Institutions that fail to align operational execution with cash management expose themselves to preventable liquidity pressure — and potentially heightened federal oversight.
Cash Flow Predictability Signals Institutional Health
Accreditors and federal regulators look beyond balance sheets. They assess whether institutions demonstrate the administrative capability to manage Title IV funds responsibly.
Operational discipline supports that confidence.
Predictable cash flow signals:
• Effective coordination
• Administrative competence
• Financial stewardship
• Risk awareness
• Leadership oversight
In contrast, erratic liquidity patterns often reveal deeper systemic weaknesses.
Looking Ahead in This Series
Cash flow stability is only one dimension of institutional financial resilience.
In Part II, we will examine how minor compliance oversights can quietly escalate into significant financial liabilities.
In Part III, we will explore the early warning indicators that signal deeper institutional financial stress before crises emerge.
Final Thought
In proprietary higher education, financial resilience is rarely achieved through accounting adjustments alone.

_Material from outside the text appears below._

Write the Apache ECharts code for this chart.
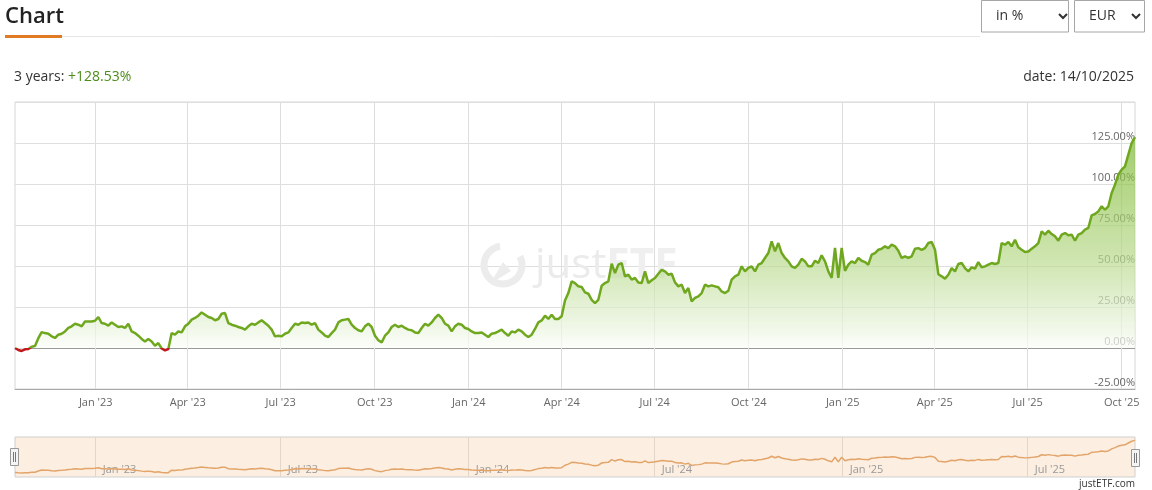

It is built through disciplined operational execution — supported by experienced financial personnel who understand how institutional processes affect liquidity, compliance, and reporting integrity.
Institutions that invest in operational expertise move from reactive financial management to proactive institutional stewardship.
Those that do not may find that small administrative oversights quietly evolve into significant financial vulnerabilities.